Data Acquistion and Benchmarking for Human Behavior Understanding and Action Analysis
The DIVA program seeks to develop robust automatic activity detection for a multi-camera streaming video environment. Activities will be enriched by person and object detection. DIVA will address activity detection for both forensic applications and for real-time alerting.
The DIVA program intends to develop robust automated activity detection for a multi-camera streaming video environment. As an essential aspect of DIVA, activities will be enriched by person and object detection, as well as recognition at multiple levels of granularity. DIVA is anticipated to be a three-phase program. The program will focus on three major thrusts throughout all phases:
- Detection of primitive activities occurring in ground-based video collection; Examples include:
- Person getting into a vehicle,
- Person getting out of vehicle,
- Person carrying object.
- Detection of complex activities, including pre-specified or newly defined activities; Examples:
- Person being picked up by vehicle,
- Person abandoning object,
- Two people exchanging an object,
- Person carrying a firearm.
- Person and object detection and recognition across multiple overlapping and nonoverlapping camera viewpoints.

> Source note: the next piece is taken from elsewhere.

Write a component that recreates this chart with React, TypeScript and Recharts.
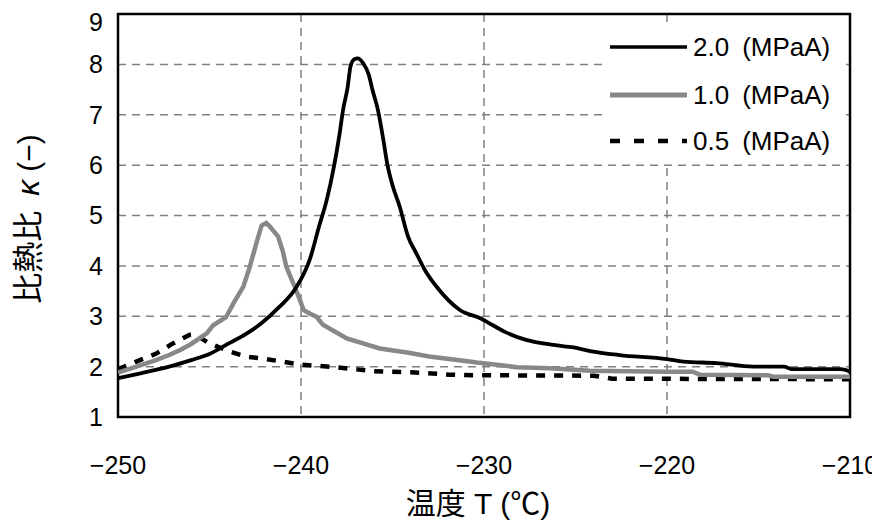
import { LineChart, Line, XAxis, YAxis, CartesianGrid, ReferenceArea, Legend } from "recharts";

// 2.0 MPaA
const temp20 = [-250, -248, -247, -246, -245, -244, -243, -242.2, -241.2, -240.3, -239.5, -239.0, -238.6, -238.2, -237.9, -237.7, -237.45, -237.3, -237.1, -236.9, -236.6, -236.3, -236.1, -235.8, -235.5, -235.3, -235.0, -234.6, -234.15, -233.7, -233.2, -232.6, -231.3, -230.2, -229.8, -228.8, -227.7, -226.2, -225.1, -224.2, -222.6, -220, -219.1, -217.3, -215.3, -213.6, -213.2, -210.5, -210];
const kappa20 = [1.77, 1.93, 2.02, 2.13, 2.25, 2.45, 2.65, 2.85, 3.18, 3.55, 4.15, 4.8, 5.3, 5.97, 6.6, 7.1, 7.55, 7.95, 8.1, 8.12, 8.02, 7.8, 7.5, 7.1, 6.5, 6.05, 5.6, 5.17, 4.58, 4.25, 3.9, 3.59, 3.12, 2.96, 2.88, 2.68, 2.53, 2.43, 2.38, 2.31, 2.23, 2.15, 2.1, 2.07, 2.0, 2.0, 1.95, 1.95, 1.9];

// 1.0 MPaA
const temp10 = [-250, -249, -248, -247.2, -246.6, -246, -245.15, -244.8, -244.1, -243.7, -243.15, -242.8, -242.4, -242.15, -241.9, -241.7, -241.25, -241.0, -240.8, -240.3, -239.85, -239.5, -239.15, -238.8, -237.5, -235.7, -234.2, -233, -230.8, -230.4, -228.2, -226.4, -224.2, -220, -218.6, -218.2, -214.5, -214.2, -210];
const kappa10 = [1.88, 2.0, 2.12, 2.23, 2.33, 2.45, 2.66, 2.82, 2.98, 3.25, 3.59, 3.98, 4.5, 4.8, 4.85, 4.78, 4.58, 4.3, 3.98, 3.55, 3.12, 3.05, 2.99, 2.83, 2.56, 2.36, 2.28, 2.2, 2.1, 2.08, 1.99, 1.97, 1.92, 1.9, 1.9, 1.84, 1.83, 1.8, 1.8];

// 0.5 MPaA
const temp05 = [-250, -249, -247.9, -247, -246.1, -245.8, -245, -243.9, -243, -241.9, -240, -238.2, -236, -233.5, -231.9, -230.6, -224, -223, -210];
const kappa05 = [1.95, 2.1, 2.26, 2.46, 2.63, 2.64, 2.46, 2.3, 2.2, 2.15, 2.04, 1.99, 1.91, 1.88, 1.84, 1.83, 1.82, 1.76, 1.75];

const xTicks = [-250, -240, -230, -220, -210];
const yTicks = [1, 2, 3, 4, 5, 6, 7, 8, 9];
const seriesNames = ["2.0\u2002(MPaA)", "1.0\u2002(MPaA)", "0.5\u2002(MPaA)"];

const s20 = temp20.map((t, i) => ({ t, k: kappa20[i] }));
const s10 = temp10.map((t, i) => ({ t, k: kappa10[i] }));
const s05 = temp05.map((t, i) => ({ t, k: kappa05[i] }));

const FONT = "'Liberation Sans', 'Noto Sans CJK JP', sans-serif";
const GRAY = "#888888";

const legendStyles = [
  { stroke: "#000", width: 3.5, dash: undefined },
  { stroke: GRAY, width: 5, dash: undefined },
  { stroke: "#000", width: 4.5, dash: "10 14" },
];

function LegendBox() {
  const rows = [25, 73, 119];
  return (
    <div style={{ position: "relative", width: 238, height: 140, background: "#fff", fontFamily: FONT, fontSize: 26, color: "#000" }}>
      {seriesNames.map((name, i) => (
        <div key={name} style={{ position: "absolute", left: 0, top: rows[i] - 16, height: 32, display: "flex", alignItems: "center", whiteSpace: "pre" }}>
          <svg width={91} height={32}>
            <line x1={8} x2={85} y1={16} y2={16} stroke={legendStyles[i].stroke} strokeWidth={legendStyles[i].width} strokeDasharray={legendStyles[i].dash} />
          </svg>
          <span>{name}</span>
        </div>
      ))}
    </div>
  );
}

const fmtX = (v: number) => (v < 0 ? "\u2212" + Math.abs(v) : String(v));

export default function App() {
  return (
    <div style={{ width: 872, height: 513 }}>
      <LineChart width={872} height={513} margin={{ top: 6, right: 30, bottom: 0, left: 0 }}>
        <CartesianGrid stroke="#808080" strokeWidth={1.5} strokeDasharray="8 6" />
        <XAxis
          type="number"
          dataKey="t"
          domain={[-250, -210]}
          ticks={xTicks}
          allowDataOverflow
          height={104}
          axisLine={false}
          tickLine={false}
          tickSize={0}
          tickMargin={39}
          tickFormatter={fmtX}
          tick={{ fill: "#000", fontSize: 25, fontFamily: FONT }}
          label={{
            content: (p: any) => (
              <text x={p.viewBox.x + p.viewBox.width / 2 - 6} y={p.viewBox.y + 97} textAnchor="middle" fontSize={30} fontFamily={FONT} fill="#000">
                温度 T (℃)
              </text>
            ),
          }}
        />
        <YAxis
          type="number"
          domain={[1, 9]}
          ticks={yTicks}
          width={110}
          axisLine={false}
          tickLine={false}
          tickSize={0}
          tickMargin={15}
          tick={{ fill: "#000", fontSize: 25, fontFamily: FONT }}
          label={{
            content: () => (
              <text x={0} y={0} transform="translate(20,211) rotate(-90)" textAnchor="middle" dominantBaseline="central" fontSize={31} fontFamily={FONT} fill="#000">
                比熱比
                <tspan dx={15} fontStyle="italic" fontSize={32}>κ</tspan>
                <tspan dx={8} fontSize={30}>(−)</tspan>
              </text>
            ),
          }}
        />
        <Line data={s05} dataKey="k" type="linear" stroke="#000" strokeWidth={4.5} strokeDasharray="9 9" dot={false} isAnimationActive={false} />
        <Line data={s10} dataKey="k" type="linear" stroke={GRAY} strokeWidth={4.5} dot={false} isAnimationActive={false} />
        <Line data={s20} dataKey="k" type="monotone" stroke="#000" strokeWidth={3.8} dot={false} isAnimationActive={false} />
        <ReferenceArea x1={-250} x2={-210} y1={1} y2={9} fill="none" stroke="#000" strokeWidth={2.5} />
        <Legend
          layout="horizontal"
          verticalAlign="middle"
          align="center"
          content={() => <LegendBox />}
          wrapperStyle={{ position: "absolute", left: 594, top: 14, width: 238, height: 140 }}
        />
      </LineChart>
    </div>
  );
}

The focus for phase 1 will be on video collected with the following properties:
- Video collected within the human visible light spectrum;
- Video collected from indoor or outdoor security cameras, either fixed or with rigid motion such as pan-tilt-zoom.
In phases 2 and 3, additional data used will include:
- Video collected from handheld or body worn cameras;
- Video collected from other portions of the electromagnetic spectrum (e.g., infrared).
The DIVA program will produce a common framework and software prototype for activity detection, person/object detection and recognition across a multi-camera network. The impact will be the development of tools for forensic analysis, as well as real-time alerting for userdefined threat scenarios.
Collaborative efforts and teaming among potential performers will be encouraged. It is anticipated that teams will be multidisciplinary, and might include expertise in machine learning, deep learning or hierarchical modeling, artificial intelligence, object detection, recognition, person detection and re-identification, person action recognition, video activity detection, tracking across multiple non-overlapping camera viewpoints, 3D reconstruction from video, super-resolution, statistics, probability and mathematics. Performers will not be asked to build a monolithic system for activity detection and tracking across a large camera network. Instead, research will focus on developing a common scalable framework that deploys in an open cloud architecture for activity detection, person/object detection and recognition across overlapping and non-overlapping cameras.
IARPA anticipates that academic institutions and companies from around the world will participate in this program. Researchers will be encouraged to publish their findings in academic journals.